With push marketing, marketers push products or services on consumers regardless of consumers’ wants or needs.
You can think of it like this: Did you ask to watch the last TV commercial you saw? No, it was “pushed” on you by a marketing department somewhere, and it may or may not have elicited the desired response from you.
The problem with push marketing is that people don’t want to be bothered anymore. With the advent of the Internet, everyone is perfectly capable of fulfilling their wants and needs on their own time. Excessive push marketing campaigns aren’t nearly as effective or useful as they’ve been in the past.
Push marketing campaigns also fail because it’s usually impossible (or very difficult at best) to track effectiveness, ROI, and reach. For something like a TV commercial, it’s impossible to “target” your ideal audience more so than selecting what channel and time slot you want to host your commercial.
With pull marketing, marketers position helpful content that’s available when someone is actively looking for it.
Pull marketing uses things like blog posts, infographics, white papers, and more to assist potential customers.
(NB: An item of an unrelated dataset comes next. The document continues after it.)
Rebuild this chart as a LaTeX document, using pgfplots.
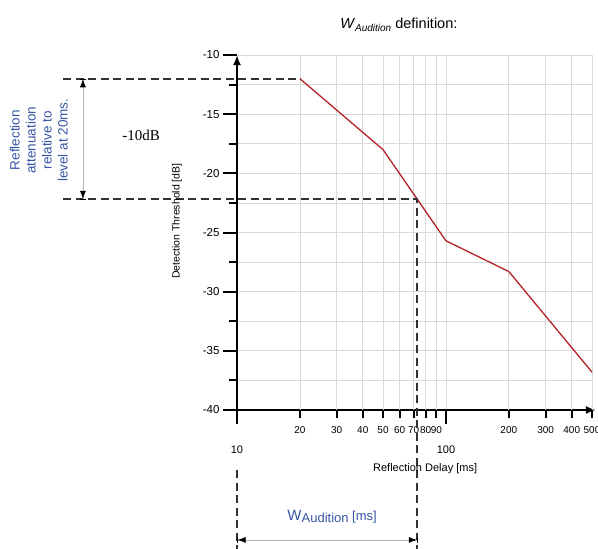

The theory behind this type of marketing is that providing free value is more likely to result in a new lead or sale.
Given those definitions, it’s hard to completely classify email marketing as either push or pull marketing.
Email as push marketing
On one side of the spectrum, aggressive, spammy email tactics are most definitely in the push marketing camp.
Everyone gets those unsolicited junk emails, and they’re exactly the same as seeing an annoying TV commercial or getting a telemarketing call while you’re trying to eat dinner.
It’s unneeded, unwanted marketing material that just happened to get past your spam filter and into your inbox.
For legitimate businesses, using email as push marketing is very bad practice and won’t benefit you much, if at all.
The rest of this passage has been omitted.